Task directions
Return only those lines from the line containing "Recreate this image" to the line containing "const minorY = d3.range(1, 20.01, 0.5).filter((v)", both included, and please omit the pictures.

* BEGIN Record set *

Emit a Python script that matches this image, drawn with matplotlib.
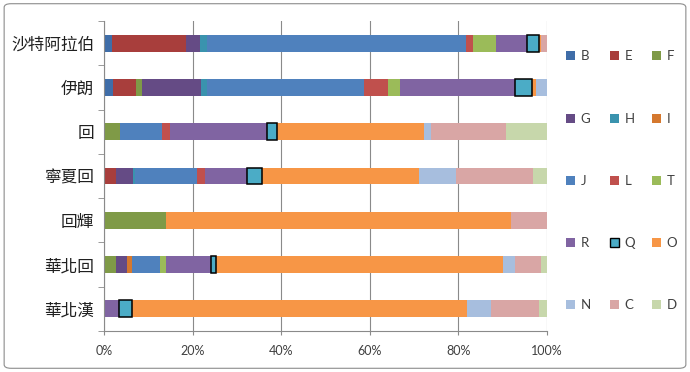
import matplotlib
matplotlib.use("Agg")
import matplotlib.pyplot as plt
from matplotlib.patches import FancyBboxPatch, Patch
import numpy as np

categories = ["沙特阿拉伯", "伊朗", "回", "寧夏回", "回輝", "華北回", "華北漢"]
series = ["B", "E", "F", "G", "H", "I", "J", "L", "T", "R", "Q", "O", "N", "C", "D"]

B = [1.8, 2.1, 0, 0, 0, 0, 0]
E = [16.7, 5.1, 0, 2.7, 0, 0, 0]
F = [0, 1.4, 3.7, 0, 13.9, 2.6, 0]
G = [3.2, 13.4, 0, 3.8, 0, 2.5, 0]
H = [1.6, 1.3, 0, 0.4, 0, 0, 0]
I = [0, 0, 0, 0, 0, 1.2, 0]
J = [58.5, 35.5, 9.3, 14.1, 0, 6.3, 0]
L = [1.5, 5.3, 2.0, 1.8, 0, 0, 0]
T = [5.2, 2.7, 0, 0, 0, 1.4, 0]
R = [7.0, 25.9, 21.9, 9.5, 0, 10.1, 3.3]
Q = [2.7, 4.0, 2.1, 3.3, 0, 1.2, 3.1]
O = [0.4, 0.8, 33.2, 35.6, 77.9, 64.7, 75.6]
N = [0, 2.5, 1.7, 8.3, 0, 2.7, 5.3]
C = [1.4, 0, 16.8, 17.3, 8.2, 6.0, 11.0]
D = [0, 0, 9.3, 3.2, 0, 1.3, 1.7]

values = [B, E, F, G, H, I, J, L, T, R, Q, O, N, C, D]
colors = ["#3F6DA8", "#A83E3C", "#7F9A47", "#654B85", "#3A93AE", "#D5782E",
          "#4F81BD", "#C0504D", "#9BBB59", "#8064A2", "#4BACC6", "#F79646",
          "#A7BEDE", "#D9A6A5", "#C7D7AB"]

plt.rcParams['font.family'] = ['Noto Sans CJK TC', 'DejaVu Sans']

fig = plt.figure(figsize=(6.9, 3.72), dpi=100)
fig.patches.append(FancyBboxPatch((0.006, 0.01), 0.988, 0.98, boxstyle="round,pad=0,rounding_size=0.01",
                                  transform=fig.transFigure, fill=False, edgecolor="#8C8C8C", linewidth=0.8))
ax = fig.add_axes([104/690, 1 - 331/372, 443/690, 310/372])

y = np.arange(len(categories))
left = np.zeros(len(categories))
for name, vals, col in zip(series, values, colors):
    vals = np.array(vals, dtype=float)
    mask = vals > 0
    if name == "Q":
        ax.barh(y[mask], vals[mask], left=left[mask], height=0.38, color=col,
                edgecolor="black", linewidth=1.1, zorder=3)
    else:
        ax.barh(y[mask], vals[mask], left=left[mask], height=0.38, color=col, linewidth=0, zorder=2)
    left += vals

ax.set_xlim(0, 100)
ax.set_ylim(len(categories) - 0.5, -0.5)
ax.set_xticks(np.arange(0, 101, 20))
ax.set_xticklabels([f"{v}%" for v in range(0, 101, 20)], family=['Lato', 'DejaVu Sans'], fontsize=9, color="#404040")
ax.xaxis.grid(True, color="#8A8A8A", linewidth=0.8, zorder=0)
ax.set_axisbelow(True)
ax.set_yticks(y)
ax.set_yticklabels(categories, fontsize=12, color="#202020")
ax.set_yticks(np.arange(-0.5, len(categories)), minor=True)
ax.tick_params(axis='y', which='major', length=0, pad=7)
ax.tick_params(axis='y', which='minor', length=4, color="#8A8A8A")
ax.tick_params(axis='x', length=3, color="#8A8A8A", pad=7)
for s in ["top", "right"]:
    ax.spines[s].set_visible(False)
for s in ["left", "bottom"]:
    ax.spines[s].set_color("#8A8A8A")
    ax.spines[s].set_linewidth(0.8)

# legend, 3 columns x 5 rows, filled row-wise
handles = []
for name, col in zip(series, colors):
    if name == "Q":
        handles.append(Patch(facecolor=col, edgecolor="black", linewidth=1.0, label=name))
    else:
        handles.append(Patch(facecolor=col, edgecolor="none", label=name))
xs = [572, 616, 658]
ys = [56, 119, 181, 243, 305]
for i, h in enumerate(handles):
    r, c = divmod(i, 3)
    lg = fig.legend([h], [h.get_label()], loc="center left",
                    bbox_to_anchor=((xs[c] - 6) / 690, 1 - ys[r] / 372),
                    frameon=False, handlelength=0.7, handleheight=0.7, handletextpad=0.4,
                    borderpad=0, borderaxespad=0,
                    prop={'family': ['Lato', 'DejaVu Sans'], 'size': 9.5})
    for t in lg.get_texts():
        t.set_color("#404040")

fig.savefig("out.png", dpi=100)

* END Record set *
* BEGIN Record set *

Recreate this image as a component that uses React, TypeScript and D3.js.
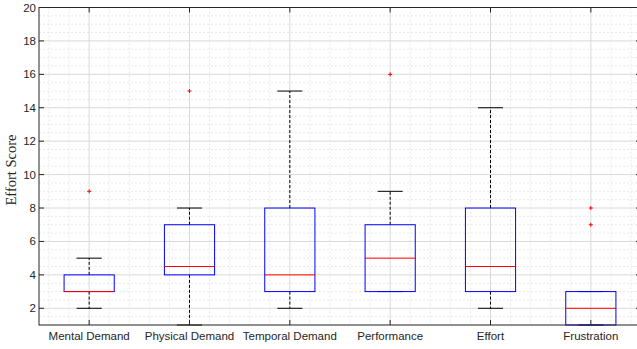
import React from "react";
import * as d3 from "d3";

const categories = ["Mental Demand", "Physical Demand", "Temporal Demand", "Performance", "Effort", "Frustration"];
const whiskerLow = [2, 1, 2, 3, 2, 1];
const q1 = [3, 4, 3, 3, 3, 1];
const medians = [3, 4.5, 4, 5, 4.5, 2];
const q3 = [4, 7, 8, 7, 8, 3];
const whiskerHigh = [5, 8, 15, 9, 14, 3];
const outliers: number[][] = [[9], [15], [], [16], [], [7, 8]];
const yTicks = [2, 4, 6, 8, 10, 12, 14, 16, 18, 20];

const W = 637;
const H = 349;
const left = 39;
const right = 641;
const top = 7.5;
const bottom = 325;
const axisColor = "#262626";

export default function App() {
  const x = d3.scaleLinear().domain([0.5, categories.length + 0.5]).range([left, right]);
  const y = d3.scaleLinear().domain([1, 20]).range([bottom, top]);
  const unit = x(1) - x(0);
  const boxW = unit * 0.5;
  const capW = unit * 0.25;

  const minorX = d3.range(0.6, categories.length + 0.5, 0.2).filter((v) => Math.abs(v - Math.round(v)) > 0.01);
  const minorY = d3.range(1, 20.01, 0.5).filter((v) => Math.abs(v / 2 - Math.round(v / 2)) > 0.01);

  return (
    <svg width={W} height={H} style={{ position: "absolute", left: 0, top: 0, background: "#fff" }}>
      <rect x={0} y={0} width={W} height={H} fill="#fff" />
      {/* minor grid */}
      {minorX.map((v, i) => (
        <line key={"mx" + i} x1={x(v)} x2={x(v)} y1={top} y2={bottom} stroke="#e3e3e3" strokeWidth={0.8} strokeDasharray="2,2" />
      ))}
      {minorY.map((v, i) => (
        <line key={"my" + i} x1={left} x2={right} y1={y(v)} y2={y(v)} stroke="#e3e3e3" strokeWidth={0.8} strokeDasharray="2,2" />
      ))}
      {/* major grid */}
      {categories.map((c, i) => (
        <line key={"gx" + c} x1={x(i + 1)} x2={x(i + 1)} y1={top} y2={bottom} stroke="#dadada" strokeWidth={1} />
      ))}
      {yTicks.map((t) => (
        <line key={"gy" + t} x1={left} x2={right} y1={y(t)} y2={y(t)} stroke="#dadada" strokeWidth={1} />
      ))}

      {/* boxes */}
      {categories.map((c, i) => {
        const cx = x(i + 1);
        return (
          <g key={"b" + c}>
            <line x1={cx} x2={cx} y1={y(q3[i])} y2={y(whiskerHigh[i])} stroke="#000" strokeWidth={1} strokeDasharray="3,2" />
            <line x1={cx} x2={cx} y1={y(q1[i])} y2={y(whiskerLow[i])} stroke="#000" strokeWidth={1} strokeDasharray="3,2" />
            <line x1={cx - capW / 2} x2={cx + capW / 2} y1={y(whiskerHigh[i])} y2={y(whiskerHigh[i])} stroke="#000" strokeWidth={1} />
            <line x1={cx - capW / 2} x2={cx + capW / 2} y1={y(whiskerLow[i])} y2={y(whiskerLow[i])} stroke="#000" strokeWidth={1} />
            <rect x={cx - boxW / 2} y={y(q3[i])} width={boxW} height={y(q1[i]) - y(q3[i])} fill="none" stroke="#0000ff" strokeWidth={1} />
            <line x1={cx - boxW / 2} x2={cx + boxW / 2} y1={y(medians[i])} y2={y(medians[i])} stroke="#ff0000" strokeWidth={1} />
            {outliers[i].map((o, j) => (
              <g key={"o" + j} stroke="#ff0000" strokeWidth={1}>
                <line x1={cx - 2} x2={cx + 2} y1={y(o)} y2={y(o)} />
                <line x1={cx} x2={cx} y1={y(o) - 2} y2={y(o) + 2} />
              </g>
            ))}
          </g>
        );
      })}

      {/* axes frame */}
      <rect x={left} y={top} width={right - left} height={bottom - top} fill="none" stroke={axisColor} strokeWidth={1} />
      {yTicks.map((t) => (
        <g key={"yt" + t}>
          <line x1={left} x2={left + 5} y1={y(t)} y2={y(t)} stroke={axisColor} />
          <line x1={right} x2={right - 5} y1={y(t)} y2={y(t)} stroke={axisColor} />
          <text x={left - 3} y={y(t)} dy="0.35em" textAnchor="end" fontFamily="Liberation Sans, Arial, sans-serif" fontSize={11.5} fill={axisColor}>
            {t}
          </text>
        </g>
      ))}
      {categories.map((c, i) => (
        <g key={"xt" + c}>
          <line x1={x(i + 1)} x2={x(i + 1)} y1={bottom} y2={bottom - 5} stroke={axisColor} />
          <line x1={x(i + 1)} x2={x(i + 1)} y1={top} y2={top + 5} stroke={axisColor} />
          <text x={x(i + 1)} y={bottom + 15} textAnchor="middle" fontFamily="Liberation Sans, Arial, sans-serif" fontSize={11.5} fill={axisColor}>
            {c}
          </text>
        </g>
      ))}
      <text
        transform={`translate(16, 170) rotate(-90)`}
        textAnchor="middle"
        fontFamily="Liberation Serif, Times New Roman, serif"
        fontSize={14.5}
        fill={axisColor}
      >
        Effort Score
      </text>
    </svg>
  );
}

* END Record set *
* BEGIN Record set *

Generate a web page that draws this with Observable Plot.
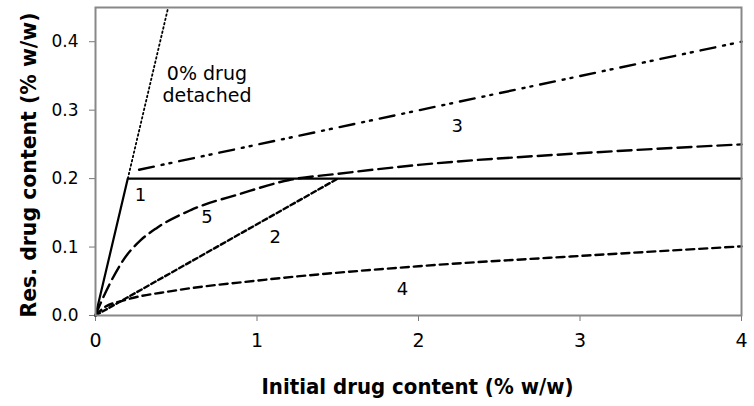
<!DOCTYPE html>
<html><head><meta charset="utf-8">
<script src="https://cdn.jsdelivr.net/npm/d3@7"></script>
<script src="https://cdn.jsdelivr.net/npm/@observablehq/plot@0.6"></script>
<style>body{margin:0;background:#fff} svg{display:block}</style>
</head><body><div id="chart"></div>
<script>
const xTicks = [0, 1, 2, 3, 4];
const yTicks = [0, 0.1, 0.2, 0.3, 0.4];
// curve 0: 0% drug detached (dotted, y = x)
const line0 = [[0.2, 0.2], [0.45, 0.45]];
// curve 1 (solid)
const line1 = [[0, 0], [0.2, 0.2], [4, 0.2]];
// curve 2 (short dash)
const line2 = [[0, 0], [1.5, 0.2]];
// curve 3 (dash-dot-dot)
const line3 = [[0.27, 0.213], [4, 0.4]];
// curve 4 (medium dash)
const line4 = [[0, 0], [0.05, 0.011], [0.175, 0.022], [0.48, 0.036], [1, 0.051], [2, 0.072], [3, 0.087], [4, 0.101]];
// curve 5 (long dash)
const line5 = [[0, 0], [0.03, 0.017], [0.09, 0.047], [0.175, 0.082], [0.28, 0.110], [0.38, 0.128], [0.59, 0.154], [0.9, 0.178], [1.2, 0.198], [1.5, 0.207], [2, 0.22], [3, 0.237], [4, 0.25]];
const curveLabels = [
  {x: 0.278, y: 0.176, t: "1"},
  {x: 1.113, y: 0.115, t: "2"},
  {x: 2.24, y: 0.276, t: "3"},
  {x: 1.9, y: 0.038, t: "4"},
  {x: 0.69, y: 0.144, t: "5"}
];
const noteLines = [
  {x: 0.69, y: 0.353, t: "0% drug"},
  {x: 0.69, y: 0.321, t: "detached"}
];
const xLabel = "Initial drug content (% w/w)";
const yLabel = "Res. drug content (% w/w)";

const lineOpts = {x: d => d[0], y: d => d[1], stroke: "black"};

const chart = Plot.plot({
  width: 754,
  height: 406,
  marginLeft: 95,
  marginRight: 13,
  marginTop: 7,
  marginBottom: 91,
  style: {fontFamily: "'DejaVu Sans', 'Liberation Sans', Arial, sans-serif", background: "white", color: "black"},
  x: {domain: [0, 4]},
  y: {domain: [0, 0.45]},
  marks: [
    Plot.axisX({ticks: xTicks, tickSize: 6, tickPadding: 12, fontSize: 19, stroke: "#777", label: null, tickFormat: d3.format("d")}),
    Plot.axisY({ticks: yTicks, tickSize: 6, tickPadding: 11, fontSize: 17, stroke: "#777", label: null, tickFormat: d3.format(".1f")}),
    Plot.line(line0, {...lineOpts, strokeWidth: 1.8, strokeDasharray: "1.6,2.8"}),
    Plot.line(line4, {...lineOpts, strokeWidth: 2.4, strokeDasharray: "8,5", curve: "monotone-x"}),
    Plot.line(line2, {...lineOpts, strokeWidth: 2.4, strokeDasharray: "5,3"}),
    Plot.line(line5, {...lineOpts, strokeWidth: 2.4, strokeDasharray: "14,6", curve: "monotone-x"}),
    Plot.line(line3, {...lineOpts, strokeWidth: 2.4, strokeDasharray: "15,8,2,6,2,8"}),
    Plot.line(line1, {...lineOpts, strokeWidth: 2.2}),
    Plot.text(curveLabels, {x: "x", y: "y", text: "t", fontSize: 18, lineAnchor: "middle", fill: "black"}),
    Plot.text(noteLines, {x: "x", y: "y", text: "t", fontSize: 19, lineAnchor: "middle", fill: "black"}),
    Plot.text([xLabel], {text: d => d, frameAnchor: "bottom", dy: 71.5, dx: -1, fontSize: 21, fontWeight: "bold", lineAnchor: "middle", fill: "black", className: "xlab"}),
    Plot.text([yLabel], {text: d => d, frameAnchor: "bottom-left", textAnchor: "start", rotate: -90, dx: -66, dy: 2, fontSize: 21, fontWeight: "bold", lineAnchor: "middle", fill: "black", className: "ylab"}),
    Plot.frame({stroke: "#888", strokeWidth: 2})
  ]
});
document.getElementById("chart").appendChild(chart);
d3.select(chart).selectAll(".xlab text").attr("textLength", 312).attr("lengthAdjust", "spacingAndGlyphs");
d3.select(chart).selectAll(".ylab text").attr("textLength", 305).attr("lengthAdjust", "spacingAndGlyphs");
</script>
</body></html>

* END Record set *

Task solution
Recreate this image as a component that uses React, TypeScript and D3.js.
import React from "react";
import * as d3 from "d3";

const categories = ["Mental Demand", "Physical Demand", "Temporal Demand", "Performance", "Effort", "Frustration"];
const whiskerLow = [2, 1, 2, 3, 2, 1];
const q1 = [3, 4, 3, 3, 3, 1];
const medians = [3, 4.5, 4, 5, 4.5, 2];
const q3 = [4, 7, 8, 7, 8, 3];
const whiskerHigh = [5, 8, 15, 9, 14, 3];
const outliers: number[][] = [[9], [15], [], [16], [], [7, 8]];
const yTicks = [2, 4, 6, 8, 10, 12, 14, 16, 18, 20];

const W = 637;
const H = 349;
const left = 39;
const right = 641;
const top = 7.5;
const bottom = 325;
const axisColor = "#262626";

export default function App() {
  const x = d3.scaleLinear().domain([0.5, categories.length + 0.5]).range([left, right]);
  const y = d3.scaleLinear().domain([1, 20]).range([bottom, top]);
  const unit = x(1) - x(0);
  const boxW = unit * 0.5;
  const capW = unit * 0.25;

  const minorX = d3.range(0.6, categories.length + 0.5, 0.2).filter((v) => Math.abs(v - Math.round(v)) > 0.01);
  const minorY = d3.range(1, 20.01, 0.5).filter((v) => Math.abs(v / 2 - Math.round(v / 2)) > 0.01);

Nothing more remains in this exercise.